Any measure for stopping spam should have as its first goal "Allow and assist every non-spam message to reach its recipients." No current anti-spam policy I know of, including Verio's, SpamCop's, or MAPS's, even views this as a desirable goal, let alone implements it.

John Gilmore, "Verio is censoring John Gilmore's email under pressure from anti-spammers."

It's truly a shame that any legitimate mail gets blocked by anti-spam measures, but as someone who runs a mail host that subscribes to the various mail-abuse prevention lists, I can say that it's far easier for me to chase up the odd legitimate mail that gets blocked rather than deal with all the spam. Blockage of legitimate mail usually results from some other service provider having a badly configured mail server, and this allows me to assist them by alerting them to the problem.
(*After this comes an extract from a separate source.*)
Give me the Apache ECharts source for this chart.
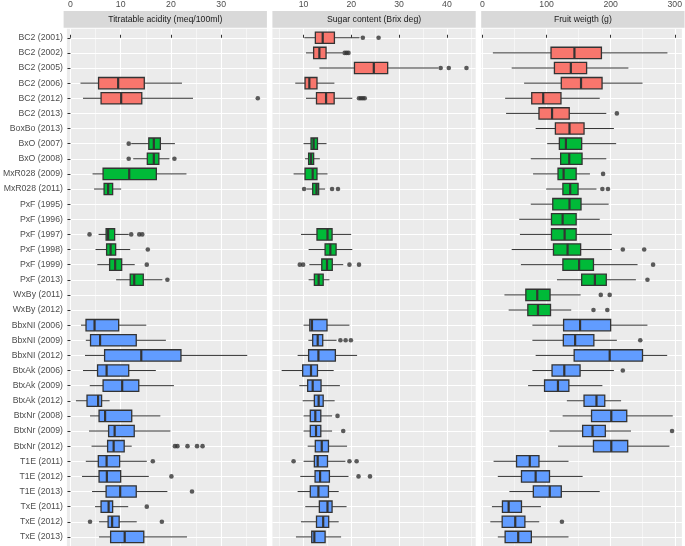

When another mail server is fixed, everyone wins.

Those of us involved in the RBL project have spent most of our professional careers trying to improve open network connectivity. It is therefore with very mixed feelings that we deliberately seek to make any part of the network inaccessible to us or to make ourselves inaccessible to it. Desperate times call for desperate measures.

Our ultimate goal, however, is not to stop connectivity but rather to stop spam from being sent to hosts we pay for or over links we pay for. Anyone who wants to work with us toward that goal does not belong on the MAPS RBL. This document will help you categorize yourself and help you identify yourself to us.

Paul Vixie and Nick Nicholas, "MAPS RBL Candidacy"

Perhaps John Gilmore would only be happy with anti-spam measures if they could be guaranteed never to interfere with any legitimate mail. I think that's unrealistic, if not outright impossible. Even assuming that there were no such thing as an anti-spam measure, the mere presence of spam may result in annoyed end-users accidentally deleting something that looks like spam but is actually legitimate email. Spam itself interferes with legitimate email whether we attempt to block it or not; the best that we can do is make our targeting of spam as directed as possible. If we do not combat spam, then there will be more of it, and mail may well get lost as a result of not combatting spam. If John has any suggestions as to how spam might be more accurately targeted, I'm sure the folks at MAPS are interested to hear about them.

In the meantime, I have a suggestion for John Gilmore: either be prepared to accept responsibility for the way people abuse your network, or secure it. There are dozens of ways to do the latter, but my preferred method is using SSH tunneling. Configure your mail server so that it will only relay mail from machines on your network, then provide your friends like John Perry Barlow with an account on one of your computers that they can access via SSH. They then forward the mail over the SSH link. I do this all the time, and it's quite convenient and secure. I can potentially forward mail via my own mail server from anywhere in the world without running an open relay for spammers to abuse.

John's bleating about "freedom of speech" looks a whole lot less persuasive when you know that there are easy options available which allow legitimate use and prevent abuse. Is he defending his right to free speech, or his desire to be a lazy systems administrator?